Defeating the Acrid isn't as easy as it sounds, since there are many types of these creatures and they behave quite aggressively. You can find yourself standing all alone in a seemingly deserted section when they suddenly break through the ground and attack you without warning. You can also be lulled into a false sense of security when you seemingly wipe out an area of Acrid, only to find additional waves of them attacking from out of nowhere. The AI is very effective at keeping you off balance, and the effect can be quite unsettling at points. This approach keeps you constantly aware of the danger you face, making it less likely that you'll become complacent. They charge and stomp you without hesitation, and their relentless attacks blow you out of position, quickly throwing you off your feet. There are several types of Acrid in the game, ranging from flying monsters that attack in swarms, rolling ones who will pummel you relentlessly and giant spider-like mini-bosses who rage at you and will quickly try and stomp you into the ground. The good news is that the Acrid have a well-defined weak spot, which usually glows and shows you where to concentrate your fire. This makes it easy to know where, but the tricky part is figuring out how to move away from their attacks and get out of their way while they're attacking. What makes this even harder is that you'll frequently have to battle several types of Acrid at the same time. There are also bands of rival Ice Pirates on the planet as well, which makes things even more chaotic and intense.

As you battle the Acrid, you won't be fighting without any weapons. In addition to the standard array of guns, pistols, machine guns and rocket launchers (all of which can be found either by digging into the snow or offing rival Ice Pirates) you can also throw rocket grenades and infict damge on your opponents. One of the coolest features of Lost Planet is that it allows you to gat off your feet for short bursts using a rappel cord to leap up to high ledges and surfaces. This is a very useful technique to master, since many areas are inaccessible otherwise. In addition to the on-foot combat, players can jump into cool mech VR suits during certain areas of the game. In addition to offering increased firepower, the give you added protection from the Acrid assaults. When you're piloting your VR suit, you are safer but not invincible.

You still need to avoid damage and have to keep a constant eye on your power status as well, since you'll have to jump out and run away from them before they explode if you take too much damage. There are several types of these suits in the game, and they all offer a unique set of weaponry. In addition, using these is critical in most boss battles, so you should use your time with them to learn their mechanics and controls before you face off against one of the larger opponents. These suits definitely gives Lost Planet a unique feel and create a much greater sense of variety than standard first person shooters. From a control standpoint, it's fairly easy to move around using the basic control scheme, and you can quickly change your viewpoint using the shift buttons as well. During the game, firing and targeting are fairly easy to accomplish, and the jumping cord is fairly easy to use. You can also change your viewpoint from the default third-person perspective to a cool first-person viewpoint on the fly as well. The same holds true whether you're attacking on foot or in one of the suits. Lost Planet should be fairly easy to control for most players, and the game's conventional setup makes it fairly easy to get into for those who've played FPS titles. Once you're in the heat of combat, things become even more intense, but the controls are intuitive and don't hinder the action.
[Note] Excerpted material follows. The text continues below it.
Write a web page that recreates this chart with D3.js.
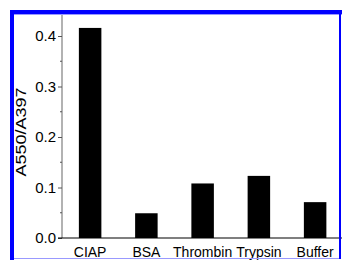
<!DOCTYPE html>
<html><head><meta charset="utf-8">
<script src="https://cdn.jsdelivr.net/npm/d3@7"></script>
<style>html,body{margin:0;padding:0;background:#fff;}svg{display:block;}</style>
</head><body>
<script>
const categories = ["CIAP", "BSA", "Thrombin", "Trypsin", "Buffer"];
const values = [0.416, 0.049, 0.108, 0.123, 0.071];
const yTicks = [0.0, 0.1, 0.2, 0.3, 0.4];
const yMinorTicks = [0.05, 0.15, 0.25, 0.35];
const yLabel = "A550/A397";

const W = 342, H = 260;
const svg = d3.select("body").append("svg").attr("width", W).attr("height", H);

const x0 = 62, y0 = 238;
const x = d3.scaleBand().domain(categories).range([x0, x0 + 5 * 56.25]).paddingInner(0.6).paddingOuter(0.3);
const y = d3.scaleLinear().domain([0, 0.4416]).range([y0, 15]);

// bars
svg.selectAll("rect.bar").data(categories).enter().append("rect")
  .attr("class", "bar")
  .attr("x", d => x(d))
  .attr("width", x.bandwidth())
  .attr("y", (d, i) => y(values[i]))
  .attr("height", (d, i) => y(0) - y(values[i]))
  .attr("fill", "#000");

// y axis
const yAxis = svg.append("g").attr("transform", `translate(${x0},0)`)
  .call(d3.axisLeft(y).tickValues(yTicks).tickFormat(d3.format(".1f")).tickSize(4).tickPadding(2));
yAxis.select(".domain").attr("stroke", "#999").attr("stroke-width", 1.5).attr("d", `M0,${y(0.4416)}V${y0}`);
yAxis.selectAll(".tick line").attr("stroke", "#555");
yAxis.selectAll(".tick text").attr("fill", "#000").style("font-family", "Liberation Sans, Arial, sans-serif").style("font-size", "15px");
svg.append("g").selectAll("line").data(yMinorTicks).enter().append("line")
  .attr("x1", x0 - 2).attr("x2", x0).attr("y1", d => y(d)).attr("y2", d => y(d))
  .attr("stroke", "#555");

// x axis
const xAxis = svg.append("g").attr("transform", `translate(0,${y0})`)
  .call(d3.axisBottom(x).tickSize(0).tickPadding(9));
xAxis.select(".domain").attr("stroke", "#000").attr("stroke-width", 1.2).attr("d", `M${x0 - 4},0H${W}`);
xAxis.selectAll(".tick text").attr("fill", "#000").style("font-family", "Liberation Sans, Arial, sans-serif").style("font-size", "14px");

// y label
svg.append("text")
  .attr("transform", `translate(26,132) rotate(-90)`)
  .attr("text-anchor", "middle")
  .attr("textLength", 89)
  .attr("lengthAdjust", "spacingAndGlyphs")
  .style("font-family", "Liberation Sans, Arial, sans-serif")
  .style("font-size", "15px")
  .attr("fill", "#000")
  .text(yLabel);

// blue frame
svg.append("rect").attr("x", 10).attr("y", 10).attr("width", 4).attr("height", H - 10).attr("fill", "#0000ff");
svg.append("rect").attr("x", 10).attr("y", 10).attr("width", W - 10).attr("height", 4).attr("fill", "#0000ff");
svg.append("line").attr("x1", 14).attr("x2", W).attr("y1", 14.5).attr("y2", 14.5).attr("stroke", "#9999ff");
svg.append("rect").attr("x", 339).attr("y", 14).attr("width", 2).attr("height", 245).attr("fill", "#0000ff");
svg.append("line").attr("x1", 14).attr("x2", 339).attr("y1", 258.5).attr("y2", 258.5).attr("stroke", "#9999ff");
</script>
</body></html>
As you'd expect from Capcom, Lost Planet sports some incredibly impressive visuals. The desolate snow covered areas are incredibly realistic with realistic wind effects creating large drifts. There's an impressive sense of scale in the size of the buildings and objects which create a tangible sense of isolation and smallness in the main character. The Acrid themselves are beautifully designed and rendered with a great attention to detail. Their movements and attack patterns are believable and create a real sense of fear, since they usually dwarf the player in terms of size and mass. This is particularly true with the boss creatures, which fill the screen and create some of the more impressive enemies seen in a console title to date. The game's presentation is fluid and slick, with Lost Planet moving along at an excellent pace throughout. You can definitely feel the tension rising as you get closer and closer to a group of Acrid, while the ongoing plot offers a sense of distrust and doom that makes your battles seem all the more urgent and intense as you discover the truths about what's really happening on the planet. Lost Planet's high-polished production values, excel in terms of cinematics, with excellent voice acting and appropriate music. The special effects, such as explosions, light sourcing and weather effects are superb. All this comes together almost flawlessly in creating a sleek, impressive game that showcases both the console's power and Capcom's talent.
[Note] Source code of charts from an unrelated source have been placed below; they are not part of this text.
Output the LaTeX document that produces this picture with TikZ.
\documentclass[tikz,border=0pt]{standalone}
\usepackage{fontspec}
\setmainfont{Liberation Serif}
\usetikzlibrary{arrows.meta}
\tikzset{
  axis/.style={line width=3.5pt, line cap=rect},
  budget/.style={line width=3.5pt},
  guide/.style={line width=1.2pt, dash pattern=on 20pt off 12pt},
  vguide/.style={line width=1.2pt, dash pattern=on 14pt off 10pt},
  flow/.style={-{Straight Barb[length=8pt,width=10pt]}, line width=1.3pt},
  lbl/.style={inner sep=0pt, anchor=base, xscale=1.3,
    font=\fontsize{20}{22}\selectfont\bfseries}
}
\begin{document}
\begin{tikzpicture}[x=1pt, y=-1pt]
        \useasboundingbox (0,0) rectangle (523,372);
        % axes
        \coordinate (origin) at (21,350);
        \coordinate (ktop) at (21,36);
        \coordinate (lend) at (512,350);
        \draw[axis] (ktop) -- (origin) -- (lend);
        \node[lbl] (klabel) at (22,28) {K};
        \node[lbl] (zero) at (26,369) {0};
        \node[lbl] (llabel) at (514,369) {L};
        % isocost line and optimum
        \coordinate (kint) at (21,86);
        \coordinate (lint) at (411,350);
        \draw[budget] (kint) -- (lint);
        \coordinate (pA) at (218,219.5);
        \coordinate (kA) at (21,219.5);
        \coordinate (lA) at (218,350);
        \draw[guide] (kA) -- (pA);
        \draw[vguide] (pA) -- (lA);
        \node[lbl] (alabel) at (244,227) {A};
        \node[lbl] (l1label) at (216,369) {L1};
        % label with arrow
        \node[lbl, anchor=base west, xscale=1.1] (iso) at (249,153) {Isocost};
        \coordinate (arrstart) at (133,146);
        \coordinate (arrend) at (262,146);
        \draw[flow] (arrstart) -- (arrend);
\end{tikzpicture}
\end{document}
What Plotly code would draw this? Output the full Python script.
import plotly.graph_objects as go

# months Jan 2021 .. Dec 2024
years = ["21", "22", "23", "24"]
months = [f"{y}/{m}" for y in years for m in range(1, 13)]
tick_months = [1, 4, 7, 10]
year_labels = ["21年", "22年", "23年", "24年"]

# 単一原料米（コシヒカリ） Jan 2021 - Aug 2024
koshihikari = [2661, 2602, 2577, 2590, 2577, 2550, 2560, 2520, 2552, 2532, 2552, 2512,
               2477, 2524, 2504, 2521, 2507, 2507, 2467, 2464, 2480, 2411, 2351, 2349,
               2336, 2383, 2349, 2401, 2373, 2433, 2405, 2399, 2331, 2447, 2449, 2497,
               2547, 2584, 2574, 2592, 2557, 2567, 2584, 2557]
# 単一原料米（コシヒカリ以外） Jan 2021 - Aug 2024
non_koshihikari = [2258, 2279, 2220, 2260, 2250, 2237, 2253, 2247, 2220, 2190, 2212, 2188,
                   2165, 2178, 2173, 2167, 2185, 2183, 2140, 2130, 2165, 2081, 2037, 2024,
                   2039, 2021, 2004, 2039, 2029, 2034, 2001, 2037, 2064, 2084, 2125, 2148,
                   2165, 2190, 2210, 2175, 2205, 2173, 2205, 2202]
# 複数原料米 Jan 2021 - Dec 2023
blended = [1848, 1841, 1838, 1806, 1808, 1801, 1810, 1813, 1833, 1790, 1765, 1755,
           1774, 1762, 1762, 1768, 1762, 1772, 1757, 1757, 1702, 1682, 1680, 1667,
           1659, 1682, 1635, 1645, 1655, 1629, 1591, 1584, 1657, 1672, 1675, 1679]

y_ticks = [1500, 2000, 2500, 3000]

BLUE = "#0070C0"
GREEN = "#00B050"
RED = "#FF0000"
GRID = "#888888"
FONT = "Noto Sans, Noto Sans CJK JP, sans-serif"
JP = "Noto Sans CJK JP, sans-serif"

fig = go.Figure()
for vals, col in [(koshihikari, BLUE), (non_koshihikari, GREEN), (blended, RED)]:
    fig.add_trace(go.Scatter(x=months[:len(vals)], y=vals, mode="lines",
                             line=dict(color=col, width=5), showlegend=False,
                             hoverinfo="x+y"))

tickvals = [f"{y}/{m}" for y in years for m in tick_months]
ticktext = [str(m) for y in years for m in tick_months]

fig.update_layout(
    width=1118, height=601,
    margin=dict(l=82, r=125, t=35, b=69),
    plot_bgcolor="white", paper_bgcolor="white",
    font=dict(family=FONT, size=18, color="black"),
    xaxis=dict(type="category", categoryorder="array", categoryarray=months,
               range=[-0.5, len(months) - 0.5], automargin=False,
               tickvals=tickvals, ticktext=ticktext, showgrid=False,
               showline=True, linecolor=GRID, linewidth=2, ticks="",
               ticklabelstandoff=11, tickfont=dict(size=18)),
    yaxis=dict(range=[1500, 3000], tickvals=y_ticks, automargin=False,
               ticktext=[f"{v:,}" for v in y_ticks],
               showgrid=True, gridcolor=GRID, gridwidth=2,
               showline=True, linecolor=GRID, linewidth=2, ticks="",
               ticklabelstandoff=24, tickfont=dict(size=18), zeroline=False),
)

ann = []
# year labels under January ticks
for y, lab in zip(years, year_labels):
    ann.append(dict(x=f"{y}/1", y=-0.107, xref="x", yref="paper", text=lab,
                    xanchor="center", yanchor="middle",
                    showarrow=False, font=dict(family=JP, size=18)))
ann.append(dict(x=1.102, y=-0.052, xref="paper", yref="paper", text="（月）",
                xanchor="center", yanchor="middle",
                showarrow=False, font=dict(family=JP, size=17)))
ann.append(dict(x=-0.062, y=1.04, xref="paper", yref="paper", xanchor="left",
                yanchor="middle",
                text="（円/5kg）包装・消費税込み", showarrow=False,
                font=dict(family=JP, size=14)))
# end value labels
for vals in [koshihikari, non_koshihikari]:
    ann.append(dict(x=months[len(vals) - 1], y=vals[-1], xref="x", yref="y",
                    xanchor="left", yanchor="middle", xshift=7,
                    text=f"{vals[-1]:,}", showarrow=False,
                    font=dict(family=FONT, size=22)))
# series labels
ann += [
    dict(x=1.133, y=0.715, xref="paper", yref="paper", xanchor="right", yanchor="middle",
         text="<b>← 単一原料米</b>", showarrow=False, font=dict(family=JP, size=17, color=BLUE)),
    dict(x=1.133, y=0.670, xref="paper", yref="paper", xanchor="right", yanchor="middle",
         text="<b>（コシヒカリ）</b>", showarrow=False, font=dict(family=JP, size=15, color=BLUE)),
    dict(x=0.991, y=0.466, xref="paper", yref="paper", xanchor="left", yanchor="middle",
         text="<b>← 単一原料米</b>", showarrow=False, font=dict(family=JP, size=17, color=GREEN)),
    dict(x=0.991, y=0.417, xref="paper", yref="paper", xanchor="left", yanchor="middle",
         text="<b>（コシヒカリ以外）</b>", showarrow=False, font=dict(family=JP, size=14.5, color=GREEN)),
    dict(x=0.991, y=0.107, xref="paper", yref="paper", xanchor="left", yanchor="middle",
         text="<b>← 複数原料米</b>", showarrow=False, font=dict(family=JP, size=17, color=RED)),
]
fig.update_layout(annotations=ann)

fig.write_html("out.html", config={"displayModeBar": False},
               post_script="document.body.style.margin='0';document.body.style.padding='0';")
Obviously, there are going to be many comparisons made between Lost Planet and Gears of War, but while the games share many similarities, they are also quite different. Gears' unique duck and cover system and unique first-person on the ground mode and gritty environments made it a far different beast. Lost Planet, in contrast has simpler play mechanics and a completely different science fiction feel that gives it a far less brutal feeling. Of course, one of the huge differences is the fact that Lost Planet allows you to control mechs, while they are strangely absent in Gears. The game's presentation is a bit more distant and emphasizes the environmental hardships of its frozen wastelands, while this wasn't a factor in Gears. Your constant need to find thermal energy throughout your missions is another key differentiator and makes the gameplay much more strategic in nature. From a visual standpoint, both Gears and Lost Planet create stunning worlds to explore and destroy with incredibly detailed enemies to battle. Both titles are excellent in their own right and should be played by all Xbox 360 owners. In the end, it's probably a draw. Even though both titles are slick high-tech shooters, they offer very different experiences. Gears is harder to get into but becomes easier as you go along, while Lost Planet offers easier controls but makes up for it with more difficult boss encounters.

These comparisons aside, Lost Planet: Extreme Condition stands alone as a solidly entertaining and surprisingly difficult shooting and action title for the Xbox 360. Its basic play mechanics offer a satisfying experience with some pretty intense battles, impressive landscapes and some really cool play mechanics. Constantly having to monitor your health and thermal energy adds to the sense of urgency, while the gameplay itself offers several twists on the genre. Mixing standard FPS conventions with some mech battles gives Lost Planet a unique feel that helps to set it apart from the pack. Its use of snow to slow you down offers a change of pace from standard games, while the aggressive AI and intuitive controls add to the game's ease of use. A slick graphics presentation, large areas to explore and highly detailed enemies give Lost Planet a beautiful, almost cinematic feel throughout. Lost Planet's elements are nearly flawless, making this one of the best titles on the console to date that easily ranks as another superb release from Capcom.